Leetcode 242. Valid Anagram: An Anagram is a word or phrase formed by rearranging the letters of a different word or phrase, typically using all the original letters exactly once.
1. Introduction
Given two Strings, s and t, return true if t is an anagram of s, and false otherwise.
Example 1:
Input: s = “anagram”, t = “nagaram”
Output: true
Example 2:
Input: s = “dictionary”, t = “indicatory”
Output: false
2. Content
Both the input Strings, s and t must have the same characters with the same frequency.
For input, s = “anagram”, t = “nagaram”, the output should be true because every character that occurs in String s occurs in t with the same frequency.
I will show you 3 different ways to solve this problem, along with their time and space complexity.
3. Using Sorting
One simple way to solve this question is to sort both the inputs and check if they are equal or not. We cannot just sort the String input as Strings are immutable in Java. So we can get the char array(toCharArray()) from String and then sort it. Then to check equality of two arrays we use java.util.Arrays.equals method.
Below is the code:
public boolean isAnagram(String s, String t) {
if (s.length() != t.length()) {
return false;
}
char[] sArr = s.toCharArray();
char[] tArr = t.toCharArray();
Arrays.sort(sArr);
Arrays.sort(tArr);
return Arrays.equals(sArr, tArr);
}
Time Complexity:
- Sorting takes O(n log n) where n is the length of String s or String t. We are restricting our code to run only if both input’s length are the same.
- Array.equals takes O(n) time.
- As the sorting time dominates the equality time, the final time complexity is O(n log n).
Space Complexity:
- Depending on the Sorting algorithm used by the programming language, it can take additional space.
- toCharArray() method takes O(n) space in Java.

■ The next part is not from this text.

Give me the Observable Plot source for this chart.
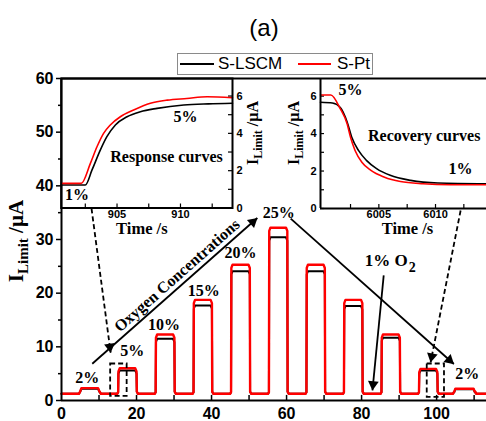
<!DOCTYPE html>
<html>
<head>
<meta charset="utf-8">
<script src="https://cdn.jsdelivr.net/npm/d3@7"></script>
<script src="https://cdn.jsdelivr.net/npm/@observablehq/plot@0.6"></script>
<style>
html,body{margin:0;padding:0;background:#fff;}
#wrap{position:relative;width:486px;height:421px;overflow:hidden;background:#fff;}
#wrap svg{position:absolute;}
.title{position:absolute;left:214px;width:100px;top:14px;line-height:28px;text-align:center;font:24px Arial,'Liberation Sans',sans-serif;color:#000;}
.legend{position:absolute;left:177px;top:53px;width:194px;height:20px;border:1px solid #8a8a8a;background:#fff;font:17px Arial,'Liberation Sans',sans-serif;line-height:20px;color:#000;}
.legend .sw{position:absolute;top:9px;height:2px;}
.legend .lb{position:absolute;top:0;white-space:nowrap;}
</style>
</head>
<body>
<div id="wrap"></div>
<script>
const SERIF = "'Times New Roman','Liberation Serif',serif";
const SANS = "Arial,'Liberation Sans',sans-serif";

// ---------- data: main chart ----------
const seriesNames = ["S-LSCM", "S-Pt"];
const seriesColors = ["#000000", "#ff0000"];
const pulseStart = [4.9, 15.1, 25.1, 35.2, 45.2, 55.3, 65.3, 75.3, 85.3, 95.3, 104.6];
const pulseEnd   = [10.1, 20.0, 30.1, 40.1, 50.2, 60.2, 70.2, 80.2, 90.2, 100.2, 110.2];
const lscmLevel  = [2.2, 5.6, 11.5, 17.7, 24.1, 30.4, 24.1, 17.6, 11.7, 5.6, 2.1];
const ptLevel    = [2.3, 6.0, 12.3, 18.75, 25.3, 32.2, 25.3, 18.75, 12.3, 5.9, 2.2];
const baseLevel = 1.25;
const xTicks = [0, 20, 40, 60, 80, 100];
const xMinor = [10, 20, 30, 40, 50, 60, 70, 80, 90, 100, 110];
const yTicks = [0, 10, 20, 30, 40, 50, 60];
const yMinor = [5, 15, 25, 35, 45, 55];

const concLabels = [
  {x: 6.85, y: 4.3, text: "2%"},
  {x: 18.85, y: 9.2, text: "5%"},
  {x: 27.3, y: 14.0, text: "10%"},
  {x: 37.9, y: 20.5, text: "15%"},
  {x: 47.7, y: 27.6, text: "20%"},
  {x: 57.9, y: 35.0, text: "25%"},
  {x: 108.2, y: 5.0, text: "2%"}
];
const solidArrows = [
  {x1: 8.2, y1: 6.85, x2: 52.2, y2: 34.0},
  {x1: 61.1, y1: 33.9, x2: 104.6, y2: 6.8},
  {x1: 85.9, y1: 23.3, x2: 82.9, y2: 1.9}
];
const dashedArrows = [
  {x1: 8.0, y1: 35.8, x2: 13.1, y2: 8.9},
  {x1: 106.4, y1: 35.4, x2: 98.4, y2: 7.1}
];
const dashedBoxes = [
  {x1: 13.1, x2: 17.5, y1: 0.75, y2: 6.8},
  {x1: 97.5, x2: 102.1, y1: 0.6, y2: 6.8}
];
const oxyLabel = [{x: 30.8, y: 23.3, text: "Oxygen Concentrations"}];
const o2Label = [{x: 92.3, y: 26.1, main: "1% O", sub: "2"}];

// ---------- data: response inset ----------
const respXTicks = [905, 910];
const respLscmT = [900.6, 902.5, 903.03, 903.68, 904.2, 904.87, 905.79, 906.84, 908.16, 910.26, 912.2, 914.1];
const respLscmV = [1.23, 1.23, 2.04, 3.1, 3.82, 4.45, 4.89, 5.16, 5.34, 5.52, 5.58, 5.61];
const respPtT = [900.6, 902.18, 902.9, 903.42, 903.94, 904.47, 905.26, 906.31, 907.63, 908.95, 910.5, 912.1, 914.1];
const respPtV = [1.32, 1.32, 2.39, 3.28, 4.0, 4.45, 4.89, 5.25, 5.61, 5.78, 5.87, 5.96, 5.91];
const respLabels = [
  {x: 901.84, y: 0.7, text: "1%"},
  {x: 910.4, y: 4.87, text: "5%"},
  {x: 908.9, y: 2.73, text: "Response curves"}
];

// ---------- data: recovery inset ----------
const recXTicks = [6005, 6010];
const recLscmT = [5999.85, 6000.9, 6001.6, 6002.2, 6002.6, 6003.2, 6003.9, 6004.8, 6006.0, 6007.8, 6010.2, 6014.5];
const recLscmV = [5.67, 5.63, 5.39, 4.62, 3.82, 3.1, 2.57, 2.13, 1.77, 1.5, 1.36, 1.32];
const recPtT = [5999.85, 6000.76, 6001.6, 6002.2, 6002.5, 6002.9, 6003.5, 6004.3, 6005.5, 6006.9, 6008.9, 6011.3, 6014.5];
const recPtV = [6.06, 6.06, 5.32, 4.52, 3.8, 3.1, 2.47, 2.03, 1.67, 1.44, 1.32, 1.27, 1.27];
const recLabels = [
  {x: 6002.5, y: 6.32, text: "5%"},
  {x: 6009.0, y: 3.9, text: "Recovery curves"},
  {x: 6012.2, y: 2.13, text: "1%"}
];
const insetYTicks = [0, 2, 4, 6];

// ---------- helpers ----------
function pulseTrain(levels, xEnd) {
  const pts = [{x: 0, y: baseLevel}];
  levels.forEach((L, i) => {
    const s = pulseStart[i], e = pulseEnd[i];
    pts.push({x: s - 0.25, y: baseLevel}, {x: s, y: baseLevel + 0.3}, {x: s + 0.08, y: L - 0.6},
             {x: s + 0.4, y: L}, {x: e - 0.35, y: L}, {x: e, y: L - 0.6},
             {x: e + 0.08, y: baseLevel + 0.4}, {x: e + 0.4, y: baseLevel});
  });
  pts.push({x: xEnd, y: baseLevel});
  return pts;
}
const zip = (T, V) => T.map((t, i) => ({x: t, y: V[i]}));
function heads(arrs, sx, sy, back) {
  return arrs.map(a => {
    const px1 = sx(a.x1), py1 = sy(a.y1), px2 = sx(a.x2), py2 = sy(a.y2);
    const ang = Math.atan2(py2 - py1, px2 - px1);
    return {x: sx.invert(px2 - back * Math.cos(ang)), y: sy.invert(py2 - back * Math.sin(ang)),
            rotate: ang * 180 / Math.PI + 90};
  });
}
function rotLabel(svg, x, y, F, f, shift) {
  const t = d3.select(svg).append("text")
    .attr("transform", `translate(${x},${y}) rotate(-90)`)
    .attr("text-anchor", "middle").attr("font-family", SERIF)
    .attr("font-weight", "bold").attr("fill", "#000");
  t.append("tspan").attr("font-size", F).text("I");
  t.append("tspan").attr("font-size", f).attr("dy", shift).text("Limit");
  t.append("tspan").attr("font-size", F).attr("dy", -shift).text(" /\u00b5A");
}
const intFmt = d => String(d);
const baseStyle = {fontFamily: SANS, fontWeight: "bold", background: "transparent", overflow: "visible", color: "#000"};
const wrap = document.getElementById("wrap");

// ---------- main plot ----------
const W = 486, H = 421, mL = 61, mR = 0, mT = 78, mB = 21, xMax = 113.3;
const sx = d3.scaleLinear([0, xMax], [mL, W - mR]);
const sy = d3.scaleLinear([0, 60], [H - mB, mT]);
const allArrows = solidArrows.concat(dashedArrows);

const main = Plot.plot({
  width: W, height: H, marginLeft: mL, marginRight: mR, marginTop: mT, marginBottom: mB,
  x: {domain: [0, xMax]}, y: {domain: [0, 60]},
  style: baseStyle,
  marks: [
    Plot.axisY({ticks: yTicks, tickSize: 5, tickPadding: 3, fontSize: 16, fontWeight: "bold", label: null, strokeWidth: 1.5, tickFormat: intFmt}),
    Plot.axisY({ticks: yMinor, tickSize: 3, tickFormat: () => "", label: null, strokeWidth: 1.5}),
    Plot.axisX({ticks: xTicks, tickSize: 0, tickPadding: 7, fontSize: 16, fontWeight: "bold", label: null, tickFormat: intFmt}),
    Plot.ruleX(xMinor, {y1: 0, y2: 0.95, strokeWidth: 1.5}),
    Plot.line(pulseTrain(lscmLevel, xMax), {x: "x", y: "y", stroke: seriesColors[0], strokeWidth: 2}),
    Plot.line(pulseTrain(ptLevel, xMax), {x: "x", y: "y", stroke: seriesColors[1], strokeWidth: 2.4}),
    Plot.rect(dashedBoxes, {x1: "x1", x2: "x2", y1: "y1", y2: "y2", fill: "none", stroke: "#000", strokeWidth: 1.8, strokeDasharray: "5,3"}),
    Plot.link(dashedArrows, {x1: "x1", y1: "y1", x2: "x2", y2: "y2", stroke: "#000", strokeWidth: 1.8, strokeDasharray: "5,3"}),
    Plot.link(solidArrows, {x1: "x1", y1: "y1", x2: "x2", y2: "y2", stroke: "#000", strokeWidth: 1.8}),
    Plot.dot(heads(allArrows, sx, sy, 6), {x: "x", y: "y", rotate: "rotate", symbol: "triangle", r: 4, fill: "#000", stroke: null}),
    Plot.text(concLabels, {x: "x", y: "y", text: "text", fontFamily: SERIF, fontSize: 16, fontWeight: "bold", fill: "#000"}),
    Plot.text(oxyLabel, {x: "x", y: "y", text: "text", rotate: -41.5, fontFamily: SERIF, fontSize: 16, fontWeight: "bold", fill: "#000"}),
    Plot.text(o2Label, {x: "x", y: "y", text: "main", textAnchor: "end", fontFamily: SERIF, fontSize: 17, fontWeight: "bold", fill: "#000"}),
    Plot.text(o2Label, {x: "x", y: "y", text: "sub", textAnchor: "start", dx: 1, dy: 7, fontFamily: SERIF, fontSize: 14, fontWeight: "bold", fill: "#000"}),
    Plot.ruleX([0], {strokeWidth: 2}),
    Plot.ruleY([0], {strokeWidth: 2}),
    Plot.ruleY([60], {strokeWidth: 2})
  ]
});
main.style.left = "0px"; main.style.top = "0px";
wrap.appendChild(main);
rotLabel(main, 23, 241, 21, 15, 5);

// ---------- response inset ----------
{
  const w = 250, h = 180, l = 20.7, r = 58, t = 8, b = 42.5;
  const dom = [900.6, 914.1], ydom = [0, 6.94];
  const pxX = (w - l - r) / (dom[1] - dom[0]);
  const pxY = (h - t - b) / (ydom[1] - ydom[0]);
  const yt = [0, 1, 2, 3, 4, 5, 6];
  const inset = Plot.plot({
    width: w, height: h, marginLeft: l, marginRight: r, marginTop: t, marginBottom: b,
    x: {domain: dom}, y: {domain: ydom}, style: baseStyle,
    marks: [
      Plot.axisY({anchor: "right", ticks: insetYTicks, tickSize: 0, tickPadding: 4, fontSize: 11, fontWeight: "bold", label: null, tickFormat: intFmt}),
      Plot.axisX({ticks: respXTicks, tickSize: 0, tickPadding: 2, fontSize: 11, fontWeight: "bold", label: null, tickFormat: intFmt}),
      Plot.ruleY(yt, {x1: dom[1] - 4 / pxX, x2: dom[1], strokeWidth: 1.2}),
      Plot.ruleX([902.5, 905, 907.5, 910, 912.5], {y1: 0, y2: 4 / pxY, strokeWidth: 1.2}),
      Plot.line(zip(respLscmT, respLscmV), {x: "x", y: "y", stroke: seriesColors[0], strokeWidth: 1.6, curve: "monotone-x"}),
      Plot.line(zip(respPtT, respPtV), {x: "x", y: "y", stroke: seriesColors[1], strokeWidth: 1.6, curve: "monotone-x"}),
      Plot.text(respLabels, {x: "x", y: "y", text: "text", fontFamily: SERIF, fontSize: 16, fontWeight: "bold", fill: "#000"}),
      Plot.text(["Time /s"], {frameAnchor: "bottom", dx: -5, dy: 26, fontFamily: SERIF, fontSize: 16.5, fontWeight: "bold", fill: "#000"}),
      Plot.frame({strokeWidth: 2})
    ]
  });
  inset.style.left = "40px"; inset.style.top = "70px";
  wrap.appendChild(inset);
  rotLabel(inset, 258 - 40, 133 - 70, 16, 12, 4);
}

// ---------- recovery inset ----------
{
  const w = 216, h = 180, l = 50, r = 0, t = 8, b = 42;
  const dom = [5999.85, 6014.5], ydom = [0, 6.94];
  const pxX = (w - l - r) / (dom[1] - dom[0]);
  const pxY = (h - t - b) / (ydom[1] - ydom[0]);
  const yt = [0, 1, 2, 3, 4, 5, 6];
  const inset = Plot.plot({
    width: w, height: h, marginLeft: l, marginRight: r, marginTop: t, marginBottom: b,
    x: {domain: dom}, y: {domain: ydom}, style: baseStyle,
    marks: [
      Plot.axisY({anchor: "left", ticks: insetYTicks, tickSize: 0, tickPadding: 4, fontSize: 11, fontWeight: "bold", label: null, tickFormat: intFmt}),
      Plot.axisX({ticks: recXTicks, tickSize: 0, tickPadding: 2, fontSize: 11, fontWeight: "bold", label: null, tickFormat: intFmt}),
      Plot.ruleY(yt, {x1: dom[0], x2: dom[0] + 4 / pxX, strokeWidth: 1.2}),
      Plot.ruleX([6002.5, 6005, 6007.5, 6010, 6012.5], {y1: 0, y2: 4 / pxY, strokeWidth: 1.2}),
      Plot.line(zip(recLscmT, recLscmV), {x: "x", y: "y", stroke: seriesColors[0], strokeWidth: 1.6, curve: "monotone-x"}),
      Plot.line(zip(recPtT, recPtV), {x: "x", y: "y", stroke: seriesColors[1], strokeWidth: 1.6, curve: "monotone-x"}),
      Plot.text(recLabels, {x: "x", y: "y", text: "text", fontFamily: SERIF, fontSize: 16, fontWeight: "bold", fill: "#000"}),
      Plot.text(["Time /s"], {frameAnchor: "bottom", dx: 4, dy: 25, fontFamily: SERIF, fontSize: 16.5, fontWeight: "bold", fill: "#000"}),
      Plot.ruleX([dom[0]], {strokeWidth: 2}),
      Plot.ruleY([0], {strokeWidth: 2})
    ]
  });
  inset.style.left = "270px"; inset.style.top = "70px";
  wrap.appendChild(inset);
  rotLabel(inset, 299 - 270, 133 - 70, 16, 12, 4);
}

// ---------- title & legend ----------
const title = document.createElement("div");
title.className = "title"; title.textContent = "(a)";
wrap.appendChild(title);
const lg = document.createElement("div");
lg.className = "legend";
lg.innerHTML =
  `<div class="sw" style="left:2px;width:34px;background:${seriesColors[0]}"></div>` +
  `<div class="lb" style="left:40px">${seriesNames[0]}</div>` +
  `<div class="sw" style="left:120px;width:33px;background:${seriesColors[1]}"></div>` +
  `<div class="lb" style="left:159px">${seriesNames[1]}</div>`;
wrap.appendChild(lg);
</script>
</body>
</html>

- As we have language and internal implementation dependent information, we can say that space complexity is O(1). But mention the above information, as it can vary based on language and internal implementation.
4. Using counter[] array
Now let us solve this question using the counter. We can increase the count by one of the characters for input String s. Then for input String t we will decrease the counter by one. If the counter for character in String t is less than 0 then we found the character that doesn’t exist in input String s but exists in input String t. So we can return false. If we don’t encounter any such characters, then we return true.
Below is the code:
public boolean isAnagram(String s, String t) {
if (s.length() != t.length()) {
return false;
}
int[] ch = new int[256];
for(int i = 0; i < s.length(); i++) {
ch[s.charAt(i)]++;
}
for(int i = 0; i < t.length(); i++) {
ch[t.charAt(i)]--;
if(ch[t.charAt(i)] < 0) {
return false;
}
}
return true;
}
Time Complexity:
- O(n) where n is the length of input String s or String t.
Space Complexity:
- O(1) as the size of the counter array doesn’t change based on input size. It is a constant size array.
5. Using HashMap
We can solve this problem using HashMap too. Instead of using a counter[] array, we can do the same with HashMap.
Below is the code:
public boolean isAnagram(String s, String t) {
if(s.length() != t.length()) {
return false;
}
Map<Character,Integer> sMap = new HashMap<>();
for(int i = 0; i < s.length(); i++) {
sMap.put(s.charAt(i), sMap.getOrDefault(s.charAt(i), 0) + 1);
sMap.put(t.charAt(i), sMap.getOrDefault(t.charAt(i), 0) - 1);
}
for(char c : sMap.keySet()) {
if(sMap.get(c) != 0) {
return false;
}
}
return true;
}
Time Complexity:
- O(n) where n is the length of input String s or String t.
Space Complexity:
- O(n) where n is the length of input String s or String t.
6. Conclusion:
In this article, we saw how to check if two Strings are anagram using 3 different methods.